営業時間が始まる前に一遍ゆでておくのだそうだ。それでオーダーが入ったらもう一度茹でる。アメリカ人はアルデンテなんて気にもかけずフナフナで十分だから。ちゃんとしたイタリアンは最初からキチンとゆでる。

あまりにもショッキングな経験だったので、あちこちの3色の旗が出てるお店に行ってみたが3回に2回ポキポキのマ〇ーが出てくるので絶望した。どうしてサ〇ゼリアにできて、町のイタリアンにできないのだろう?

話は、脱線するが
おばちゃんがサイゼリアをほめるのは、これ以上原材料を落としたらみすぼらしくなるお料理を、ギリギリ手前で踏みとどまって、
最大公約数の満足をさせる味付けへ変身するサーカスみたいな芸が成功しているから。
サイゼリアが作り上げたこのビジネス・モデルがすごいと思っている。

値段が今の2倍なら奇跡のサーカスではなく、やる気のないただのファミレス。アメリカに持ってきても、人件費材料費など諸費用の点で絶対に日本と同じにできないので、今のところ日本だけで咲いている世界で一つの花?

味と値段のクオーテーションがある。
クオーテーションが正しければ、客は満足する。えっ?そんなものがあるの? うん、おばちゃんが今作った。

例えば普段に食べるS店のペペロンチーノがワンコイン500円とする。
有名シェフが厳選したイタリア直輸入のスパゲッティとオリーブオイル+日本の最高級のニンニクを取り寄せて、腕によりをかけて作ったA店のペペロンチーノ2500円とする。

A店2500円はS店の500円の5倍だ。味も純粋に5倍おいしいかというと、5倍にならない。
一流店でも2.5倍くらいではないか。これが5倍なら本当にすごい。おばちゃんは、常連さんになる。

ところが実際の味の倍数はせいぜい2~3倍。これはおかしくないか?
値段の半分は純粋に味を構成する素材以外の付加価値から成り立っている。

シックな店の雰囲気・内装、こぎれいなウエイター、広告費、シェフの生活費に付加価値分が回されるから。
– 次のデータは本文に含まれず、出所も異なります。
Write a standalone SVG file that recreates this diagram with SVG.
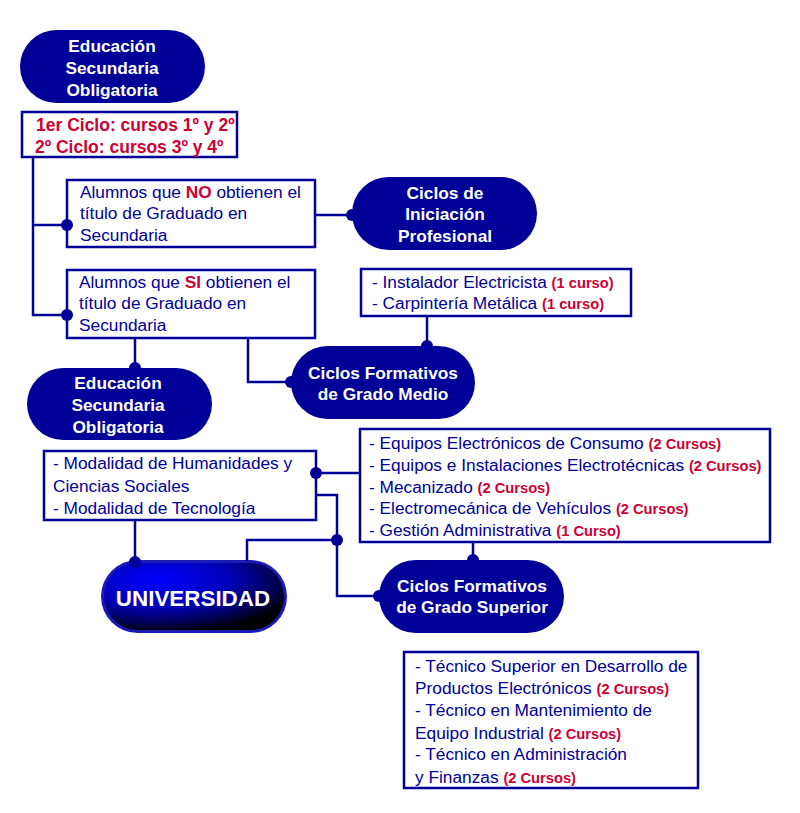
<svg xmlns="http://www.w3.org/2000/svg" width="800" height="813" viewBox="0 0 800 813">
<defs>
<radialGradient id="uniGrad" cx="0.3" cy="0.25" r="0.8" fx="0.3" fy="0.25">
<stop offset="0" stop-color="#0000ff"/>
<stop offset="0.5" stop-color="#0000b8"/>
<stop offset="0.82" stop-color="#000050"/>
<stop offset="1" stop-color="#000000"/>
</radialGradient>
<style>
.pill{fill:#000099;}
.box{fill:#ffffff;stroke:#000099;stroke-width:2.5;}
.wire{fill:none;stroke:#000099;stroke-width:2.5;}
.dot{fill:#000099;}
.pt{font-family:"Liberation Sans",Arial,sans-serif;font-size:17.3px;font-weight:bold;fill:#ffffff;text-anchor:middle;}
.bt{font-family:"Liberation Sans",Arial,sans-serif;font-size:17.3px;fill:#000099;}
.rb{font-family:"Liberation Sans",Arial,sans-serif;font-size:17.5px;font-weight:bold;fill:#cc0033;}
.rs{font-weight:bold;fill:#cc0033;font-size:14.7px;}
.r{font-weight:bold;fill:#cc0033;}
</style>
</defs>
<rect width="800" height="813" fill="#ffffff"/>

<g id="eso1">
<rect class="pill" x="20" y="30" width="185" height="73" rx="36.5"/>
<text class="pt" x="112" y="52">Educación</text>
<text class="pt" x="112" y="74">Secundaria</text>
<text class="pt" x="112" y="96">Obligatoria</text>
</g>

<g id="ciclos">
<rect class="box" x="22" y="112" width="215" height="45"/>
<text class="rb" x="36" y="131">1er Ciclo: cursos 1º y 2º</text>
<text class="rb" x="35" y="153">2º Ciclo: cursos 3º y 4º</text>
</g>

<g id="no">
<rect class="box" x="67" y="180" width="248" height="67"/>
<text class="bt" x="80" y="198">Alumnos que <tspan class="r">NO</tspan> obtienen el</text>
<text class="bt" x="80" y="219">título de Graduado en</text>
<text class="bt" x="80" y="241">Secundaria</text>
</g>

<g id="iniciacion">
<rect class="pill" x="352" y="177" width="185" height="73" rx="36.5"/>
<text class="pt" x="445" y="199">Ciclos de</text>
<text class="pt" x="445" y="220">Iniciación</text>
<text class="pt" x="445" y="242">Profesional</text>
</g>

<g id="instalador">
<rect class="box" x="361" y="269" width="270" height="47"/>
<text class="bt" x="372" y="288">- Instalador Electricista <tspan class="rs">(1 curso)</tspan></text>
<text class="bt" x="372" y="309">- Carpintería Metálica <tspan class="rs">(1 curso)</tspan></text>
</g>

<g id="si">
<rect class="box" x="67" y="270" width="248" height="68"/>
<text class="bt" x="79" y="288">Alumnos que <tspan class="r">SI</tspan> obtienen el</text>
<text class="bt" x="79" y="309">título de Graduado en</text>
<text class="bt" x="79" y="331">Secundaria</text>
</g>

<g id="eso2">
<rect class="pill" x="27" y="368" width="185" height="72" rx="36"/>
<text class="pt" x="118" y="389">Educación</text>
<text class="pt" x="118" y="411">Secundaria</text>
<text class="pt" x="118" y="433">Obligatoria</text>
</g>

<g id="gradomedio">
<rect class="pill" x="291" y="346" width="184" height="73" rx="36.5"/>
<text class="pt" x="383" y="379">Ciclos Formativos</text>
<text class="pt" x="383" y="400">de Grado Medio</text>
</g>

<g id="modalidad">
<rect class="box" x="44" y="451" width="272" height="69"/>
<text class="bt" x="53" y="469">- Modalidad de Humanidades y</text>
<text class="bt" x="53" y="492">Ciencias Sociales</text>
<text class="bt" x="53" y="514">- Modalidad de Tecnología</text>
</g>

<g id="equipos">
<rect class="box" x="360" y="429" width="410" height="113"/>
<text class="bt" x="369" y="449">- Equipos Electrónicos de Consumo <tspan class="rs">(2 Cursos)</tspan></text>
<text class="bt" x="369" y="471">- Equipos e Instalaciones Electrotécnicas <tspan class="rs">(2 Cursos)</tspan></text>
<text class="bt" x="369" y="493">- Mecanizado <tspan class="rs">(2 Cursos)</tspan></text>
<text class="bt" x="369" y="514">- Electromecánica de Vehículos <tspan class="rs">(2 Cursos)</tspan></text>
<text class="bt" x="369" y="536">- Gestión Administrativa <tspan class="rs">(1 Curso)</tspan></text>
</g>

<g id="universidad">
<rect x="101" y="560" width="186" height="73" rx="36.5" fill="#1a1ab4"/>
<rect x="104" y="563" width="180" height="67" rx="33.5" fill="url(#uniGrad)"/>
<text class="pt" x="193" y="606" style="font-size:22.4px">UNIVERSIDAD</text>
</g>

<g id="gradosuperior">
<rect class="pill" x="379" y="560" width="185" height="73" rx="36.5"/>
<text class="pt" x="472" y="592">Ciclos Formativos</text>
<text class="pt" x="472" y="613">de Grado Superior</text>
</g>

<g id="tecnico">
<rect class="box" x="404" y="652" width="294" height="136"/>
<text class="bt" x="415" y="672">- Técnico Superior en Desarrollo de</text>
<text class="bt" x="415" y="694">Productos Electrónicos <tspan class="rs">(2 Cursos)</tspan></text>
<text class="bt" x="415" y="716">- Técnico en Mantenimiento de</text>
<text class="bt" x="415" y="739">Equipo Industrial <tspan class="rs">(2 Cursos)</tspan></text>
<text class="bt" x="415" y="760">- Técnico en Administración</text>
<text class="bt" x="415" y="783">y Finanzas <tspan class="rs">(2 Cursos)</tspan></text>
</g>

<g id="connectors">
<polyline class="wire" points="33,157 33,315 67,315"/>
<line class="wire" x1="33" y1="225" x2="67" y2="225"/>
<line class="wire" x1="315" y1="215" x2="352" y2="215"/>
<line class="wire" x1="427" y1="316" x2="427" y2="346"/>
<line class="wire" x1="135" y1="338" x2="135" y2="368"/>
<polyline class="wire" points="248,338 248,382 291,382"/>
<line class="wire" x1="316" y1="473" x2="360" y2="473"/>
<polyline class="wire" points="316,495 337,495 337,596 379,596"/>
<polyline class="wire" points="247,561 247,540 337,540"/>
<line class="wire" x1="135" y1="520" x2="135" y2="562"/>
<line class="wire" x1="473" y1="542" x2="473" y2="560"/>
<circle class="dot" cx="67" cy="225" r="6"/>
<circle class="dot" cx="67" cy="315" r="6"/>
<circle class="dot" cx="352" cy="215" r="6"/>
<circle class="dot" cx="427" cy="346" r="6"/>
<circle class="dot" cx="135" cy="368" r="6"/>
<circle class="dot" cx="291" cy="382" r="6"/>
<circle class="dot" cx="316" cy="473" r="6"/>
<circle class="dot" cx="379" cy="596" r="6"/>
<circle class="dot" cx="337" cy="540" r="6"/>
<circle class="dot" cx="473" cy="560" r="6"/>
<circle class="dot" cx="135" cy="562" r="6"/>
</g>
</svg>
おばちゃんは、お正月の番組の「格付けチェック」を見るのは2回目だったけど、あれを見れば人間の「舌」なんて店の雰囲気とメニューの能書きで何とでもなるとよくわかる。

このクオーテーションの倍率が正確であれば、人の満足は大きくなる。
人が普段行くS店のメニューPを基準にして、別の店の味が2倍増しで、値段も2倍に近ければかなり上出来。

今日は付加価値(ゆったりした雰囲気)にお金を払いたいと思えば、C店。
クオーテーションは技術サービスのビジネスでも使えるから、基準の店を決めれば、エステやネイルサロンに自分が一体何にお金を払っているのか、本体の技術か付加価値か?一遍見直してみると賢い消費者になれるのではないか。

サ〇ゼリアに戻ると、何の能書きもない当たり前の素材で当たり前のシェフが料理して、7割の客に8割の満足を与える芸がすごいのだ。おばちゃんは料理をほめていない、芸をほめている。

ここは地方都市だけど、美味の国、日本に帰国してきたのだ。ハンバーグが出てこなくてキッチンでアルデンテのスパゲッティが食べられるイタリアン・レストランがどこかにあるに違いない。おじちゃんと捜索中である。